- Active: 1940–present
- Country: Soviet Union Russia
- Branch: Red Army (1940-1946) Soviet Ground Forces (1946-1991) Russian Ground Forces (1991-present)
- Type: Infantry
- Size: Division
- Garrison/HQ: Sertolovo-2
- Engagements: Siege of Leningrad Sinyavino Offensive; Operation Iskra; Operation Polyarnaya Zvezda; Leningrad-Novgorod Offensive Vyborg–Petrozavodsk Offensive

Commanders
- (1940-June 1943): Nikolai Simoniak
- (June 1943-1945): A. F. Sheglov
- Notable commanders: Nikolai Simoniak

= 56th Guards District Training Center =

The 56th Guards Krasnoye Selo Order of Lenin Red Banner District Training Center is a training center of the Russian Ground Forces.

It descends from the 63rd Guards Rifle Division, a Soviet division during World War II. Among other operations, it fought in the Battle of Tali-Ihantala from June 25 to July 9, 1944, during the Continuation War.

In July 1946, it became 37th Guards Mechanised Division, and in 1957 the 37th Guards Motor Rifle Division.
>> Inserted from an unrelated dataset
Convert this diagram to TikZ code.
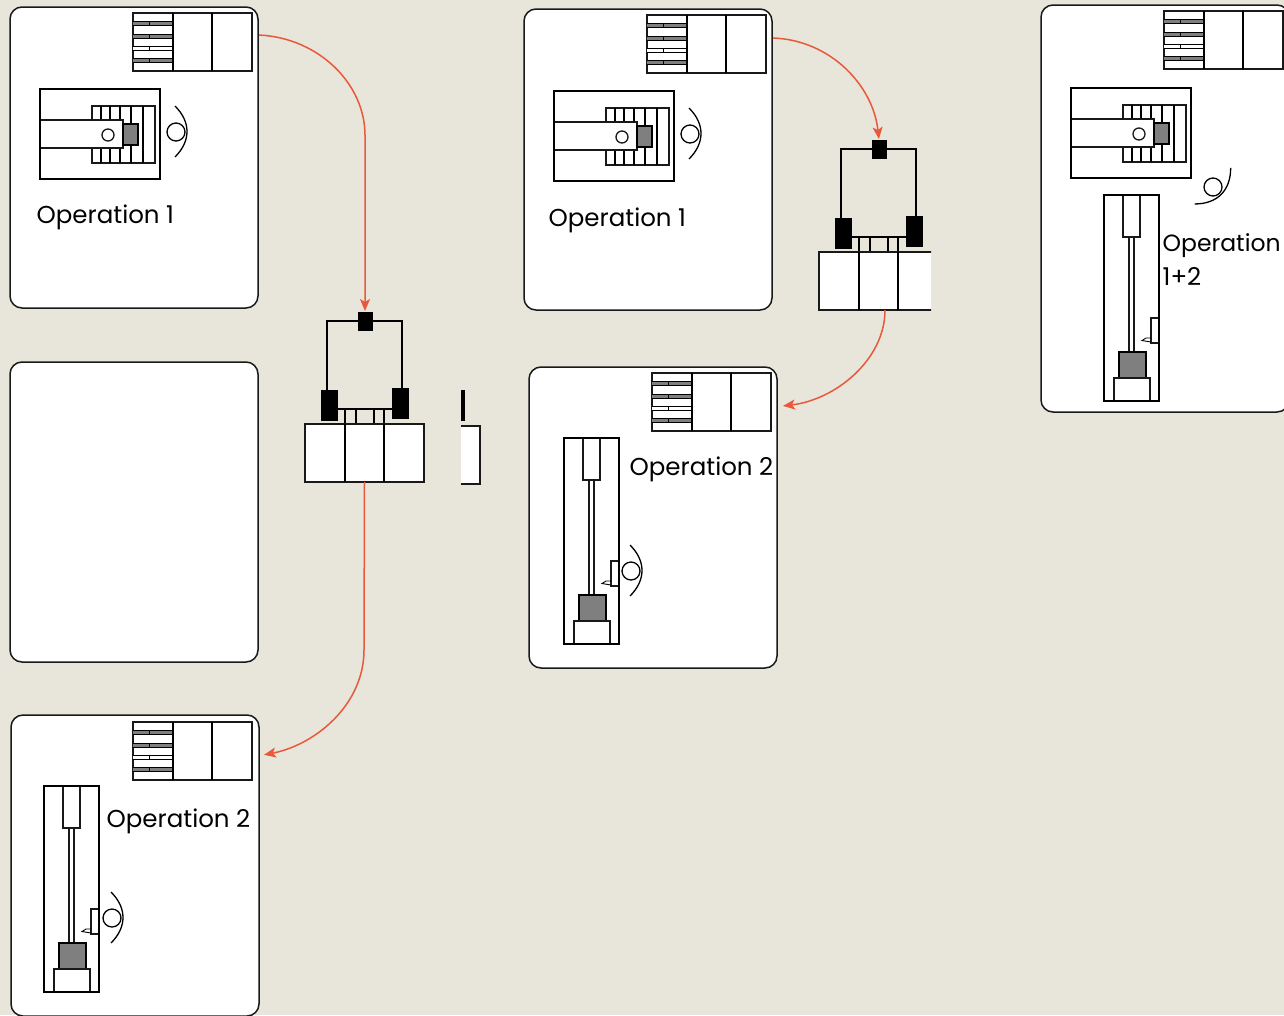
\documentclass[tikz,border=0pt]{standalone}
\usepackage{fontspec}
\setmainfont{Poppins}
\usetikzlibrary{arrows.meta}
\definecolor{paper}{HTML}{E8E5DA}
\definecolor{flowred}{HTML}{E8593C}
\definecolor{blockgray}{HTML}{7F7F7F}
\begin{document}
\begin{tikzpicture}[x=1pt,y=-1pt,>={Stealth[length=12pt,width=10pt,inset=3pt]},line width=1.3pt,line join=miter]
	\tikzset{card/.style={draw=black!90,fill=white,rounded corners=12pt,line width=1.5pt,inner sep=0pt,outer sep=0pt}}
	\tikzset{part/.style={draw=black!90,fill=white}}
	\tikzset{flow/.style={->,draw=flowred,line width=1.5pt,shorten >=1pt}}
	\tikzset{label/.style={anchor=base west,inner sep=0pt,font=\fontsize{24.5pt}{30pt}\selectfont}}
	\tikzset{blk/.style={fill=black,draw=black,line width=.5pt,inner sep=0pt,outer sep=0pt}}
	\tikzset{valve/.pic={
		\draw[part] (0,0) rectangle (119,58);
		\foreach \y/\c in {10/blockgray,23/blockgray,35/white,47/blockgray} {
			\fill[\c] (0,\y-2) rectangle (40,\y+2);
			\draw[line width=1pt] (0,\y-2) -- (40,\y-2) (0,\y+2) -- (40,\y+2);
			\fill[black] (15.5,\y-2) rectangle (17,\y+2);
		}
		\draw (40,0) -- (40,58) (79,0) -- (79,58);
	}}
	\tikzset{topview/.pic={
		\draw[part] (0,0) rectangle (120,90);
		\draw[part] (52,17) rectangle (115,74);
		\foreach \x in {61,70,80,91,103} \draw (\x,17) -- (\x,74);
		\draw[part] (0,31) -- (83,31) -- (83,59) -- (0,59);
		\draw[fill=blockgray] (83,35) rectangle (98,56);
		\draw[part] (68,46) circle (6pt);
		\draw (0,0) rectangle (120,90);
	}}
	\tikzset{sideview/.pic={
		\draw[part] (0,0) rectangle (55,206);
		\draw[part] (19,0) rectangle (36,42);
		\draw[part] (25,42) rectangle (30,157);
		\draw[fill=blockgray] (15,157) rectangle (42,183);
		\draw[part] (10,183) rectangle (46,206);
		\draw[part] (55,123) -- (47,123) -- (47,148) -- (55,148);
		\draw[line width=.9pt] (47,143) -- (42,143) -- (38,145.5) -- (47,147);
		\draw (0,0) rectangle (55,206);
	}}
	\tikzset{roller/.pic={
		\draw (0,0) circle (9pt);
		\draw (-1,-26) .. controls (15,-10) and (15,9) .. (-1,25);
	}}
	\tikzset{clamp/.pic={
		\draw (22,-33) -- (22,-103) -- (97,-103) -- (97,-36);
		\draw (32,-15) -- (87,-15) (40,-15) -- (40,0) (51,-15) -- (51,0) (69,-15) -- (69,0) (79,-15) -- (79,0);
		\node[blk,minimum width=16pt,minimum height=30pt] (-left) at (24,-19) {};
		\node[blk,minimum width=16pt,minimum height=30pt] (-right) at (95,-21) {};
		\node[blk,minimum width=14pt,minimum height=18pt] (-top) at (60,-103) {};
		\node[part,minimum width=119pt,minimum height=58pt,inner sep=0pt,outer sep=0pt] (-body) at (59.5,29) {};
		\draw (40,0) -- (40,58) (79,0) -- (79,58);
	}}

	\useasboundingbox (0,0) rectangle (1284,1015);
	\fill[paper] (0,0) rectangle (1284,1015);

	% left column
	\node[card,minimum width=248pt,minimum height=301pt] (cardA) at (134,157.5) {};
	\node[card,minimum width=248pt,minimum height=300pt] (cardB) at (134,512) {};
	\node[card,minimum width=248pt,minimum height=301pt] (cardC) at (135,865.5) {};
	\pic at (133,13) {valve};
	\pic at (40,89) {topview};
	\pic at (176,132) {roller};
	\node[label] (textA) at (36,223) {Operation 1};
	\pic at (133,722) {valve};
	\pic at (44,786) {sideview};
	\pic at (112,918) {roller};
	\node[label] (textC) at (106,827) {Operation 2};
	\pic (clampA) at (305,424) {clamp};
	\begin{scope}
		\clip (461,380) rectangle (490,490);
		\pic (clampB) at (361,426) {clamp};
	\end{scope}

	% middle column
	\node[card,minimum width=248pt,minimum height=301pt] (cardD) at (648,159.5) {};
	\node[card,minimum width=248pt,minimum height=301pt] (cardE) at (653,517.5) {};
	\pic at (647,15) {valve};
	\pic at (554,91) {topview};
	\pic at (690,134) {roller};
	\node[label] (textD) at (548,226) {Operation 1};
	\pic at (652,373) {valve};
	\pic at (564,438) {sideview};
	\pic at (631,571) {roller};
	\node[label] (textE) at (629,475) {Operation 2};
	\begin{scope}
		\clip (800,130) rectangle (931,320);
		\pic (clampD) at (819,252) {clamp};
	\end{scope}

	% right card
	\node[card,minimum width=248pt,minimum height=407pt] (cardF) at (1165,208.5) {};
	\pic at (1164,11) {valve};
	\pic at (1071,88) {topview};
	\pic at (1104,195) {sideview};
	\pic[rotate=-45] at (1213,187) {roller};
	\node[label,font=\fontsize{23.5pt}{30pt}\selectfont] (textF) at (1162,251) {Operation};
	\node[label] (textG) at (1162,285) {1+2};

	\coordinate (outA) at (259,35);
	\coordinate (outC) at (263,755);
	\coordinate (outD) at (773,38);
	\coordinate (outE) at (782,406);
	\draw[flow] (outA) .. controls (320,38) and (365,85) .. (365,135) -- (clampA-top.north);
	\draw[flow] (clampA-body.south) -- (364,650) .. controls (364,705) and (315,745) .. (outC);
	\draw[flow] (outD) .. controls (830,40) and (873,85) .. (clampD-top.north);
	\draw[flow] (885,310) .. controls (885,360) and (835,400) .. (outE);
\end{tikzpicture}
\end{document}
It was located at Sertalovo in the Leningrad Military District.

On 6 February 1965 it regained its Second World War number and became the 63rd Guards Training Motor Rifle Division. (In late 1964 the previous 63 MRD in Lugansk, Kiev MD, had been redesignated the 4th Guards Motor Rifle Division.)

In the 1980s it was the 63rd Guards Motor Rifle Training Division.

In 1987 it became the 56th Guards District Training Centre for the Preparation of Junior Specialists.

During the Russian military reform, in 2010, the training center became a branch of the 467th Guards District Training Center. This was reversed on 1 February 2015 and the 56th Guards District Training Center became independent again.